We too have built up temples for ourselves all throughout our life. We have created places, things, or even relationships that become the places in our lives where we believe we know where God is. Think about our homes. Our homes become temples quite easily when we let them represent a place where we are happy or at least where we try to secure our happiness. Home is refuge from the hectic world. Home is a warm place on a cold night. Home is sign of our hard work come or coming to fruition. Think about our church buildings. Our churches are places that hold our memories and all the memories of those who have gone before us. Our churches are places where we come to be with God on a weekly basis, or so. Think about our relationships – with our children, our spouses, or our brothers and sisters. These relationships are places we give and receive love and support. These relationships help to give us our sense of identity. These relationships are sources strength for us in hard times. Now, there is nothing inherently wrong with our homes, churches, or relationships, just like there is nothing wrong with the Temple and temple worship. The thing is, these temples that we construct for ourselves whether they are our homes, churches, or friends and family are sadly all perishable either sooner or later. Each one of those examples will eventually fall down and crumble either tragically or in their due time. Yet, crumble they still do. Church buildings will eventually fall into disrepair or be torn down. Our homes will eventually do much the same. Our relationships will either sadly break apart in our lifetimes or they will end as the people eventually die. Even the temple in Jerusalem eventually fell into ruin where only a single wall still stands as evidence that it was there at all.
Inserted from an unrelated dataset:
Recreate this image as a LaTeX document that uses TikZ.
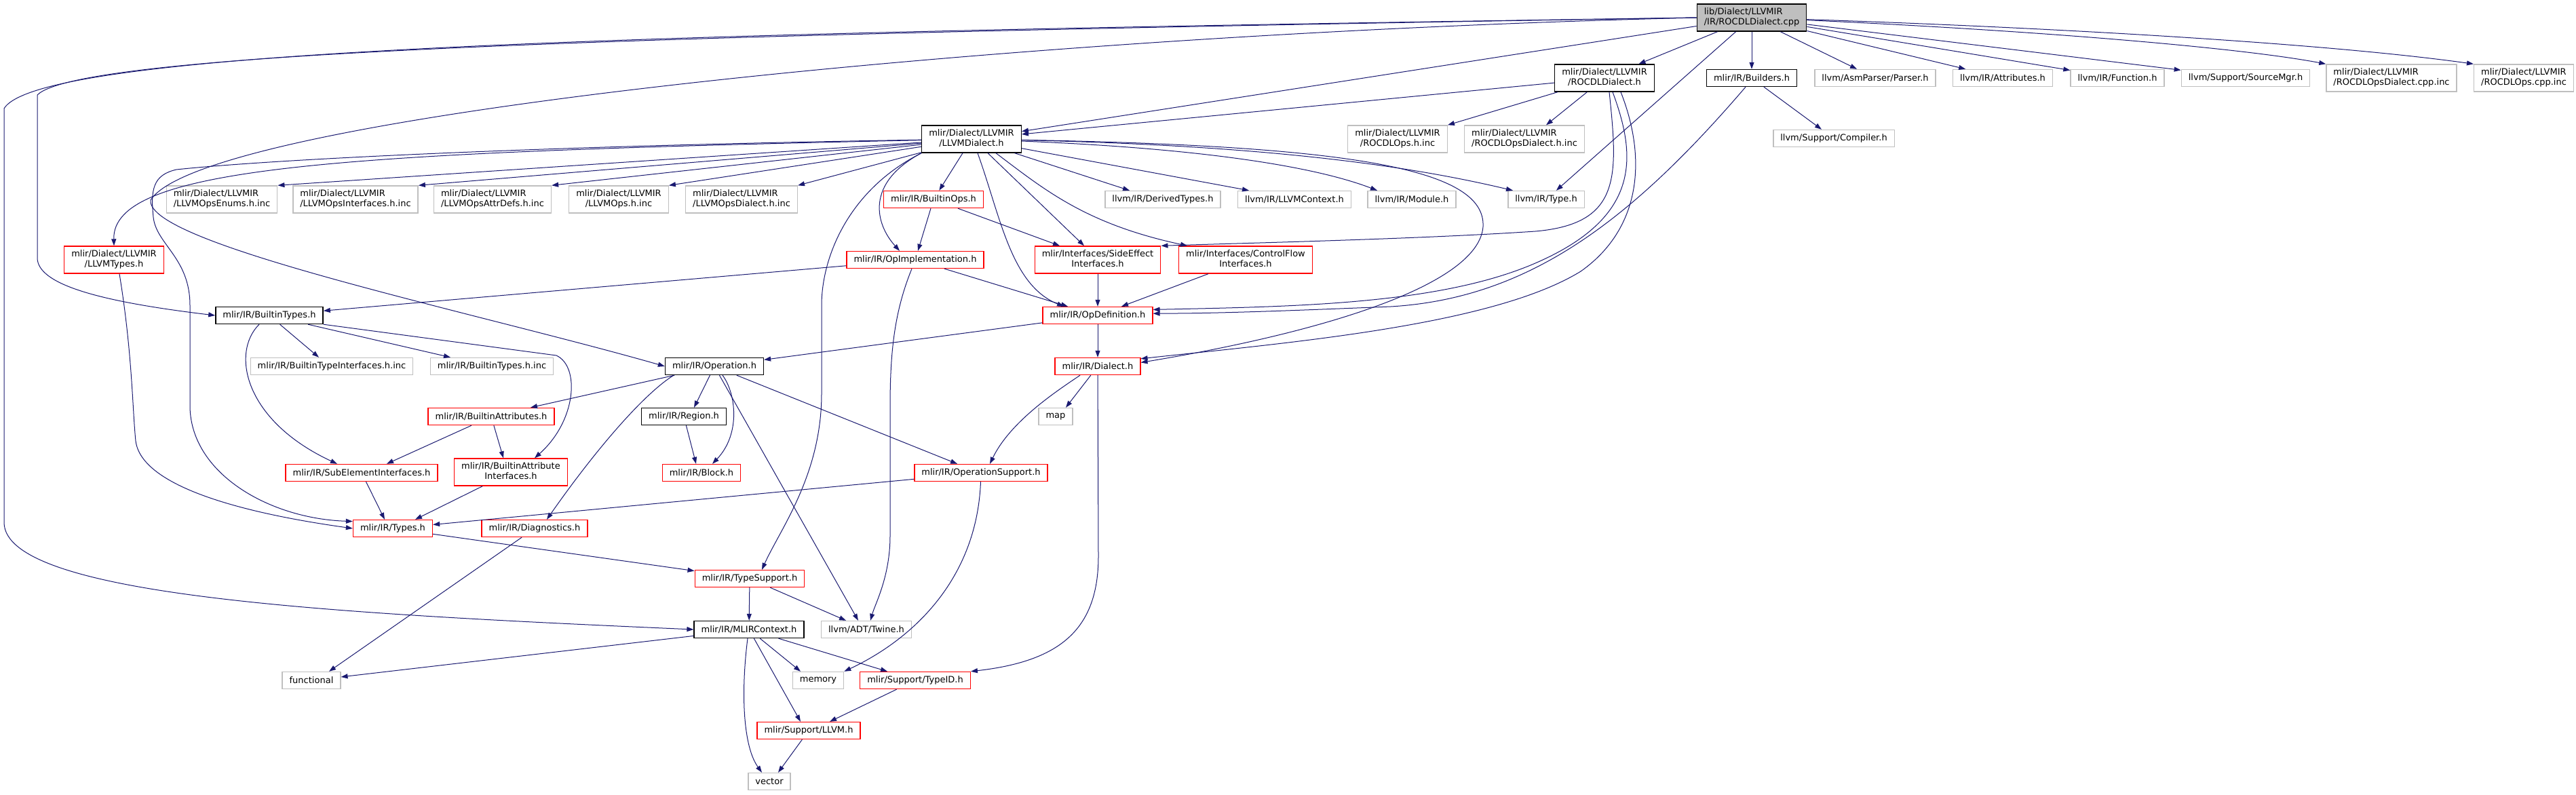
\documentclass[tikz,border=0pt]{standalone}
\usepackage{fontspec}
\setmainfont{DejaVu Sans}
\usepackage{xcolor}
\usepackage{tikz}
\usetikzlibrary{arrows.meta}
\definecolor{edgeblue}{HTML}{191970}
\definecolor{nodocgrey}{HTML}{BFBFBF}
\newlength\lineA
\newlength\lineB
% two-line label: first line flush left, second centred
\newcommand{\twolines}[2]{\settowidth{\lineA}{#1}\settowidth{\lineB}{#2}%
  \ifdim\lineB>\lineA\setlength{\lineA}{\lineB}\fi
  \begin{tabular}{@{}c@{}}\makebox[\lineA][l]{#1}\\#2\end{tabular}}

\begin{document}
\begin{tikzpicture}[x=1pt,y=-1pt,>={Triangle[length=10pt,width=7pt]},
  inc/.style={draw=black,fill=white,line width=1.4pt,inner xsep=10.5pt,inner ysep=5pt,
    minimum height=25pt,font=\fontsize{13}{15}\selectfont},
  incred/.style={inc,draw=red},
  incgrey/.style={inc,draw=nodocgrey},
  incroot/.style={inc,fill=nodocgrey},
  dep/.style={->,edgeblue,line width=1pt}]
  \useasboundingbox (0,0) rectangle (3797,1171);
  % source file and its direct includes
  \node[incroot] (root) at (2582,26) {\twolines{lib/Dialect/LLVMIR}{/IR/ROCDLDialect.cpp}};
  \node[inc] (rocdlh) at (2365,115) {\twolines{mlir/Dialect/LLVMIR}{/ROCDLDialect.h}};
  \node[inc] (builders) at (2582,115) {mlir/IR/Builders.h};
  \node[incgrey] (parser) at (2764,115) {llvm/AsmParser/Parser.h};
  \node[incgrey] (attrs) at (2952,115) {llvm/IR/Attributes.h};
  \node[incgrey] (function) at (3121,115) {llvm/IR/Function.h};
  \node[incgrey] (srcmgr) at (3310,115) {llvm/Support/SourceMgr.h};
  \node[incgrey] (opsdialcpp) at (3525,115) {\twolines{mlir/Dialect/LLVMIR}{/ROCDLOpsDialect.cpp.inc}};
  \node[incgrey] (opscpp) at (3720,115) {\twolines{mlir/Dialect/LLVMIR}{/ROCDLOps.cpp.inc}};
  % second level
  \node[incgrey] (rocdlopsinc) at (2060,205) {\twolines{mlir/Dialect/LLVMIR}{/ROCDLOps.h.inc}};
  \node[incgrey] (rocdldialinc) at (2247,205) {\twolines{mlir/Dialect/LLVMIR}{/ROCDLOpsDialect.h.inc}};
  \node[incgrey] (compiler) at (2703,204) {llvm/Support/Compiler.h};
  \node[inc] (llvmdialect) at (1432,205) {\twolines{mlir/Dialect/LLVMIR}{/LLVMDialect.h}};
  % LLVM dialect includes
  \node[incgrey] (enumsinc) at (327,294) {\twolines{mlir/Dialect/LLVMIR}{/LLVMOpsEnums.h.inc}};
  \node[incgrey] (ifaceinc) at (524,294) {\twolines{mlir/Dialect/LLVMIR}{/LLVMOpsInterfaces.h.inc}};
  \node[incgrey] (attrdefsinc) at (726,294) {\twolines{mlir/Dialect/LLVMIR}{/LLVMOpsAttrDefs.h.inc}};
  \node[incgrey] (opsinc) at (912,294) {\twolines{mlir/Dialect/LLVMIR}{/LLVMOps.h.inc}};
  \node[incgrey] (opsdialinc) at (1093,294) {\twolines{mlir/Dialect/LLVMIR}{/LLVMOpsDialect.h.inc}};
  \node[incred] (builtinops) at (1376,294) {mlir/IR/BuiltinOps.h};
  \node[incgrey] (derived) at (1714,294) {llvm/IR/DerivedTypes.h};
  \node[incgrey] (llvmctx) at (1908,294) {llvm/IR/LLVMContext.h};
  \node[incgrey] (module) at (2081,294) {llvm/IR/Module.h};
  \node[incgrey] (typeh) at (2279,294) {llvm/IR/Type.h};
  \node[incred] (llvmtypes) at (168,383) {\twolines{mlir/Dialect/LLVMIR}{/LLVMTypes.h}};
  \node[incred] (opimpl) at (1349,383) {mlir/IR/OpImplementation.h};
  \node[incred] (sideeff) at (1618,383) {\twolines{mlir/Interfaces/SideEffect}{Interfaces.h}};
  \node[incred] (ctrlflow) at (1836,383) {\twolines{mlir/Interfaces/ControlFlow}{Interfaces.h}};
  % IR core
  \node[inc] (builtintypes) at (397,465) {mlir/IR/BuiltinTypes.h};
  \node[incred] (opdef) at (1618,465) {mlir/IR/OpDefinition.h};
  \node[incgrey] (btifaceinc) at (489,540) {mlir/IR/BuiltinTypeInterfaces.h.inc};
  \node[incgrey] (btinc) at (725,540) {mlir/IR/BuiltinTypes.h.inc};
  \node[inc] (operation) at (1053,540) {mlir/IR/Operation.h};
  \node[incred] (dialect) at (1618,540) {mlir/IR/Dialect.h};
  \node[incred] (battrs) at (724,614) {mlir/IR/BuiltinAttributes.h};
  \node[inc] (region) at (1008,614) {mlir/IR/Region.h};
  \node[incgrey] (map) at (1556,614) {map};
  \node[incred] (subel) at (533,697) {mlir/IR/SubElementInterfaces.h};
  \node[incred] (battrif) at (753,696) {\twolines{mlir/IR/BuiltinAttribute}{Interfaces.h}};
  \node[incred] (block) at (1034,697) {mlir/IR/Block.h};
  \node[incred] (opsupport) at (1446,697) {mlir/IR/OperationSupport.h};
  \node[incred] (types) at (579,779) {mlir/IR/Types.h};
  \node[incred] (diag) at (788,779) {mlir/IR/Diagnostics.h};
  \node[incred] (typesupport) at (1105,853) {mlir/IR/TypeSupport.h};
  \node[inc] (mlirctx) at (1104,928) {mlir/IR/MLIRContext.h};
  \node[incgrey] (twine) at (1277,928) {llvm/ADT/Twine.h};
  \node[incgrey] (functional) at (459,1003) {functional};
  \node[incgrey] (memory) at (1206,1003) {memory};
  \node[incred] (typeid) at (1349,1003) {mlir/Support/TypeID.h};
  \node[incred] (llvmh) at (1192,1077) {mlir/Support/LLVM.h};
  \node[incgrey] (vector) at (1134,1152) {vector};

  % edges from the source file
  \draw[dep] (root) -- (rocdlh);
  \draw[dep] (root) -- (builders);
  \draw[dep] (root) -- (parser);
  \draw[dep] (root) -- (attrs);
  \draw[dep] (root) -- (function);
  \draw[dep] (root) -- (srcmgr);
  \draw[dep] (root) .. controls (3000,45) and (3300,70) .. (opsdialcpp.north west);
  \draw[dep] (root) .. controls (2950,38) and (3400,60) .. (opscpp.north west);
  \draw[dep] (root) -- (llvmdialect);
  \draw[dep] (root) -- (typeh);
  \draw[dep] (root.west) .. controls (1000,50) and (120,75) .. (55,140) -- (55,380)
    .. controls (55,420) and (150,445) .. (builtintypes.west);
  \draw[dep] (root.west) .. controls (1000,48) and (60,70) .. (6,160) -- (6,770)
    .. controls (6,880) and (500,905) .. (mlirctx.west);
  \draw[dep] (root.west) .. controls (1500,50) and (300,170) .. (222,295)
    .. controls (215,360) and (700,460) .. (operation.west);

  % ROCDLDialect.h and Builders.h
  \draw[dep] (rocdlh) -- (rocdlopsinc.north east);
  \draw[dep] (rocdlh) -- ([xshift=32pt]rocdldialinc.north);
  \draw[dep] (rocdlh) -- (llvmdialect);
  \draw[dep] ([xshift=7pt]rocdlh.south) .. controls (2385,260) and (2390,330) .. (2263,341)
    .. controls (2100,352) and (1850,358) .. (sideeff.north east);
  \draw[dep] ([xshift=12pt]rocdlh.south) .. controls (2412,230) and (2420,320) .. (2263,388)
    .. controls (2120,450) and (1900,452) .. (opdef.6);
  \draw[dep] ([xshift=24pt]rocdlh.south) .. controls (2430,240) and (2415,340) .. (2330,400)
    .. controls (2200,480) and (1900,505) .. (dialect.10);
  \draw[dep] (builders) -- ([xshift=-18pt]compiler.north);
  \draw[dep] ([xshift=-9pt]builders.south) .. controls (2400,330) and (2250,440) .. (2050,452)
    .. controls (1900,458) and (1800,462) .. (opdef.2);

  % LLVMDialect.h
  \draw[dep] (llvmdialect) -- (enumsinc.north east);
  \draw[dep] (llvmdialect) -- (ifaceinc.north east);
  \draw[dep] (llvmdialect) -- (attrdefsinc.north east);
  \draw[dep] (llvmdialect) -- (opsinc.north east);
  \draw[dep] (llvmdialect) -- (opsdialinc.north east);
  \draw[dep] (llvmdialect) .. controls (500,225) and (165,245) .. (llvmtypes.north);
  \draw[dep] (llvmdialect) .. controls (800,215) and (400,235) .. (260,250)
    .. controls (225,258) and (222,280) .. (226,320)
    .. controls (230,360) and (280,380) .. (280,450) -- (280,600)
    .. controls (282,700) and (400,765) .. (types.170);
  \draw[dep] (llvmdialect) -- (builtinops);
  \draw[dep] (llvmdialect.south west) .. controls (1275,270) and (1290,330) .. ([xshift=-23pt]opimpl.north);
  \draw[dep] (llvmdialect.south west) .. controls (1250,280) and (1211,380) .. (1211,450) -- (1211,580)
    .. controls (1211,700) and (1150,780) .. ([xshift=18pt]typesupport.north);
  \draw[dep] ([xshift=9pt]llvmdialect.south) .. controls (1475,320) and (1490,420) .. ([xshift=-50pt]opdef.north);
  \draw[dep] ([xshift=24pt]llvmdialect.south) -- ([xshift=-20pt]sideeff.north);
  \draw[dep] ([xshift=36pt]llvmdialect.south) .. controls (1540,280) and (1600,330) .. ([xshift=-86pt]ctrlflow.north);
  \draw[dep] (llvmdialect) -- ([xshift=-49pt]derived.north);
  \draw[dep] (llvmdialect) -- ([xshift=-67pt]llvmctx.north);
  \draw[dep] (llvmdialect) .. controls (1800,220) and (1950,250) .. ([xshift=-51pt]module.north);
  \draw[dep] (llvmdialect) .. controls (1900,215) and (2100,250) .. ([xshift=-49pt]typeh.north);
  \draw[dep] (llvmdialect) .. controls (2000,215) and (2190,250) .. (2186,334)
    .. controls (2180,420) and (1950,490) .. (dialect.5);

  % ops and interfaces
  \draw[dep] (builtinops) -- ([xshift=4pt]opimpl.north);
  \draw[dep] (builtinops) -- ([xshift=-56pt]sideeff.north);
  \draw[dep] (opimpl) -- ([xshift=-44pt]opdef.north);
  \draw[dep] (opimpl) -- (builtintypes);
  \draw[dep] ([xshift=-5pt]opimpl.south) .. controls (1318,460) and (1312,520) .. (1312,600) -- (1312,790)
    .. controls (1312,850) and (1290,890) .. ([xshift=6pt]twine.north);
  \draw[dep] (sideeff) -- (opdef);
  \draw[dep] (ctrlflow) -- ([xshift=35pt]opdef.north);
  \draw[dep] (opdef) -- (operation);
  \draw[dep] (opdef) -- (dialect);

  % Dialect.h
  \draw[dep] (dialect) -- ([xshift=15pt]map.north);
  \draw[dep] ([xshift=-26pt]dialect.south) .. controls (1560,575) and (1490,620) .. ([xshift=13pt]opsupport.north);
  \draw[dep] (dialect) -- (1619,820) .. controls (1619,930) and (1560,975) .. (typeid.north east);

  % Operation.h
  \draw[dep] (operation) -- ([xshift=58pt]battrs.north);
  \draw[dep] ([xshift=-60pt]operation.south) .. controls (950,580) and (880,660) .. ([xshift=18pt]diag.north);
  \draw[dep] (operation) -- ([xshift=15pt]region.north);
  \draw[dep] ([xshift=12pt]operation.south) .. controls (1085,580) and (1092,640) .. ([xshift=16pt]block.north);
  \draw[dep] (operation) -- ([xshift=-12pt]twine.north);
  \draw[dep] (operation) -- ([xshift=-35pt]opsupport.north);
  \draw[dep] (region) -- ([xshift=-8pt]block.north);

  % BuiltinTypes.h and attributes
  \draw[dep] (builtintypes) -- ([xshift=-19pt]btifaceinc.north);
  \draw[dep] (builtintypes) -- ([xshift=-61pt]btinc.north);
  \draw[dep] ([xshift=-15pt]builtintypes.south) .. controls (340,520) and (360,620) .. ([xshift=-36pt]subel.north);
  \draw[dep] (builtintypes.south east) -- (820,524) .. controls (855,540) and (850,620) .. ([xshift=35pt]battrif.north);
  \draw[dep] (battrs) -- ([xshift=37pt]subel.north);
  \draw[dep] (battrs) -- ([xshift=-11pt]battrif.north);
  \draw[dep] (subel) -- ([xshift=-12pt]types.north);
  \draw[dep] (battrif) -- ([xshift=33pt]types.north);
  \draw[dep] ([xshift=8pt]llvmtypes.south) .. controls (195,520) and (195,600) .. (200,650)
    .. controls (210,730) and (420,765) .. (types.west);
  \draw[dep] (opsupport) -- (types);
  \draw[dep] (opsupport) .. controls (1440,850) and (1350,940) .. (memory.north east);
  \draw[dep] (types) -- (typesupport);
  \draw[dep] (diag) -- ([xshift=26pt]functional.north);

  % context and support
  \draw[dep] (typesupport) -- (mlirctx);
  \draw[dep] (typesupport) -- ([xshift=-30pt]twine.north);
  \draw[dep] (mlirctx) -- (functional);
  \draw[dep] (mlirctx) -- ([xshift=-26pt]memory.north);
  \draw[dep] (mlirctx) -- ([xshift=-41pt]typeid.north);
  \draw[dep] (mlirctx) -- ([xshift=-12pt]llvmh.north);
  \draw[dep] ([xshift=-2pt]mlirctx.south) .. controls (1092,1020) and (1095,1100) .. ([xshift=-11pt]vector.north);
  \draw[dep] (typeid) -- ([xshift=31pt]llvmh.north);
  \draw[dep] (llvmh) -- ([xshift=13pt]vector.north);
\end{tikzpicture}
\end{document}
But Jesus knew that this must happen if the people are to truly know who God is. Jesus comes to show the people of Israel and all people that God is more than place on earth. Moreover, Jesus comes to show all the people that worship of God is more than a transaction to be made by buying the right sacrificial animal with the right kind of money. Jesus comes to show them all that he is the temple of God who comes to earth who not even death can destroy. In Jesus we are given a new temple that will never fail either in this lifetime or the lifetimes of the generations to come. In Jesus we are given the presence of God living, breathing, and walking with in our lives. This is the church that is given to us by the Holy Spirit – the church that is present wherever Jesus is proclaimed and the sacraments are rightly administered. This church is not dependant on our hopes and dreams. This church is not dependant upon our ability to make budgets or provide exciting programs to be interested in. This church is simply dependant upon presence of Christ within the people gathered to hear the Word and receive the sacraments.

This morning we will gather around the table to receive the sacrament of Holy Communion. In this sacrament, we receive the very presence of Christ in the body and blood in, with, and under the bread and the wine. It is the gift given to us by God so that we might know and have Christ in our lives – so that we might know the presence of the one who forgives us deeply and abundantly. This special gift, given to us by the grace God, is given to show us and help us remember that Christ is eternal and present whenever we break bread together, laugh together, cry together, or even struggle together. This is a new temple that will be with us wherever we go, no matter where we go.

In this new temple only one thing is required – the life centering trust in God that flows forth from what God, the Father, Son and Holy Spirit has done for us, simply put faith. No longer does our relationship with God depend on the good that we try to do in our life. Rather, the good in our life and the good we do in our life flows from this gift of faith. What we do as Christians only matters in how we share this good news with everyone else around us. What we do only matters in how we continually come back to the Word and the sacraments to hear and receive yet again God’s love and zeal for us in our life. Christ is not in the things we do or the things we build. This is why Jesus was so zealous in his chaotic upsetting of temple life. His anger is show us that he is God who has come to be with us in our everyday life, in our death, and raise us up into new life.